Malgré un gameplay quasiment identique au protagoniste principal de Ninja Gaiden 4, jouer Ryu reste jouissif à souhait. On le surnomme le « super ninja », et ce n’est clairement pas pour rien. Il dégage en effet un sentiment de puissance absolument grisant quand on massacre avec lui des hordes de démons, et les boss que j’avais tant galéré à terrasser avec Yakumo semblaient être une simple formalité aux commandes de ce héros légendaire.

Pour justifier tant que bien mal cette partie « recyclage », Ninja Gaiden 4 nous encourage à fouiller les niveaux pour débloquer des techniques exclusives à Ryu ou augmenter sa barre de vie. À l’instar de Yakumo, on peut enfin acheter des techniques pour son seul et unique katana via des « points d’arme». Il est hélas plutôt dommage de ne le retrouver qu’un instant assez court dans le cadre de l’histoire principale, et surtout avec un gros sentiment de réchauffé.
Ninja Gaiden 4 : Endgame
Pour arriver au bout de l’histoire principale de Ninja Gaiden 4, comptez une quinzaine d’heures dans le mode de difficulté normale, en essayant de faire un maximum de contenus annexes. C’est à la fois léger et suffisant pour ne pas rendre l’expérience trop « gavante ». Fort heureusement, le jeu a encore d’agréables surprises dans sa manche après les crédits. Tout d’abord, on débloque la dernière difficulté, baptisée Maître Ninja, à réserver aux plus acharnés, ainsi que le paramètre « Désir de mort ». En l’activant, il ne sera plus possible d’utiliser les consommables, et la barre de vie sera bloquée à celle qu’on a en commençant le jeu. À réserver, en combinaison avec le mode Maître Ninja, aux plus masochistes, ou qui recherchent la quintessence de ce que le jeu peut proposer de plus exigeant.
Il sera par ailleurs possible de lancer un New Game+, et donc refaire toute l’histoire dans la difficulté de son choix, mais avec l’ensemble des améliorations acquises. Il s’agit également d’un bon moyen d’accomplir certaines missions ratées la première fois. De plus, refaire la campagne s’accompagne de plusieurs nouveautés, dont de nouvelles quêtes annexes, mais aussi des accessoires inédits. Le New Game+ permet également d’essayer d’améliorer son scoring sur les différents chapitres du jeu, pour les amateurs de ce genre de fonctionnalité.

Enfin, un tout nouvel onglet va s’ouvrir dans le menu principal de Ninja Gaiden 4 : les Défis. Cela englobe la sélection des 19 chapitres de l’histoire ; la possibilité de refaire les Purgatoires débloqués, et enfin les Épreuves.
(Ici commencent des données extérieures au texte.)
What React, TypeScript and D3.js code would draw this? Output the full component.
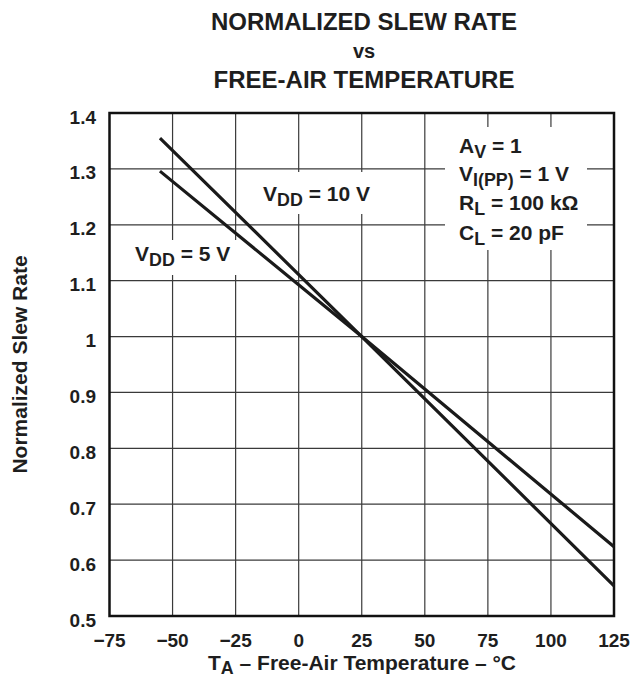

Celles-ci proposent deux activités : refaire les combats de boss, ou faire des combats en arène avec des conditions spéciales comme un temps limité ou une vie qui descend au fur et à mesure. À noter que c’est seulement dans cette rubrique qu’on peut activer le mode Désir de Mort, et surtout qu’on peut incarner au choix Yakumo ou Ryu Hayabusa. Leurs deux inventaires, séparés dans la campagne, se retrouvent alors fusionnés. Il s’agit donc d’une alternative intéressante pour refaire l’intégralité de l’histoire exclusivement dans la peau du « super ninja ».

Même si l’histoire principale de Ninja Gaiden 4 se boucle relativement vite, il y a donc largement de quoi faire pour avoir sa dose d’action frénétique et d’hémoglobine grâce à ces nombreuses activités débloquées après coup. On a ainsi une durée de vie plutôt généreuse et le pinacle de la difficulté que peut proposer le jeu pour les plus téméraires.